The federal government said on Sunday, January 17th, through an official letter, that it was informed of the oxygen shortage in Manaus on January 8th, eight days before several municipal hospitals collapsed due to a lack of the life saving material on January 14th.
The information is highlighted in official explanations sent by the Attorney General's Office (AGU), to the Federal Supreme Court (STF), at the request of Justice Ricardo Lewandowski.
According to the AGU, White Martins, a supplier of oxygen tanks in Manaus, the state capital of Amazonas, warned the state government on January 7th that "the unexpected increase in demand that has occurred in recent days has abruptly, and considerably worsened the situation." The following day, the Ministry of Health was notified by email.
Initially, the government's reaction was to announce an increase in oxygen supply by sending 350 cylinders to Manaus between January 8th and 10th. The government of Amazonas confirmed receiving 373 oxygen infusion pumps on January 11th, but reported that the amount was only sufficient for 70 of the 2,700 patients hospitalized with covid-19 in the state.
On the same day, three days before the collapse, Health Minister, Eduardo Pazuello, flew to Manaus. With hospitals almost at capacity and an increasing number of covid cases, he tried to be calm, talking about early treatment against the coronavirus (which according to scientists does not exist), and reassuring people that the ministry was prepared to meet “any demands at a minor, municipal or state level”.
Despite his words, on January 14th, Pazuello admitted during a meeting with mayors, that there were no Brazilian Air Force (FAB) aircraft available to transport oxygen to Amazonas.
Confused, he changed his narrative the very same night on a live broadcast alongside President Jair Bolsonaro. On the occasion, he said that planes carrying oxygen were already on their way to Manaus, and that problems arose due to rains and the lack of early treatment against covid - again contrary to science.
In its justification to the Supreme Court, the Federal government also claimed that White Martins' warning came too late, and that federal agencies "used all possible means to overcome the situation".

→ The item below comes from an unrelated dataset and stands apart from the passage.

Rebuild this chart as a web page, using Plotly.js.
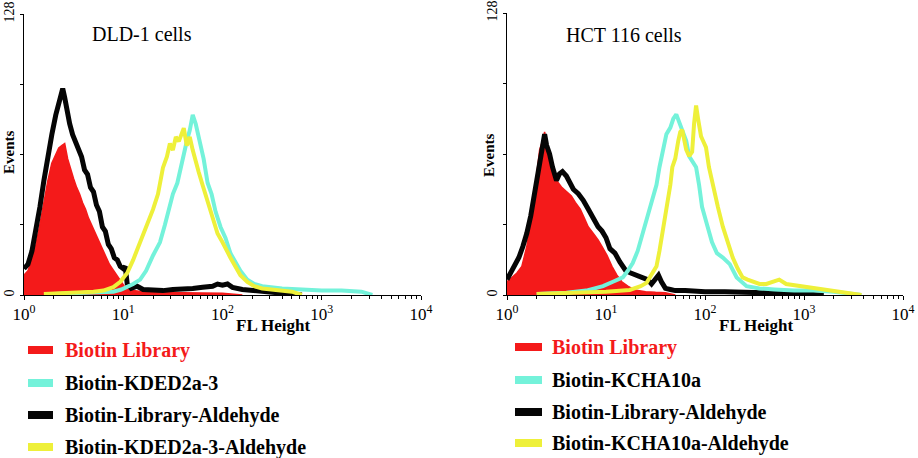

The Attorney General's office also affirmed that it transferred "an extremely significant volume of strategic materials and financial resources" to the state of Amazonas, adding that "it never failed to keep communications open".
Due to the oxygen shortage, the government of Amazonas said it had transferred 12 more hospitalized patients from Manaus to Natal, the state capital of Rio Grande do Norte, on Sunday night. As a result, the total number of patients transferred to other states is 74.
In addition to Natal, patients were taken to the cities of João Pessoa, Teresina, São Luís and Brasília. The Amazonas government expects to transfer 235 patients in all.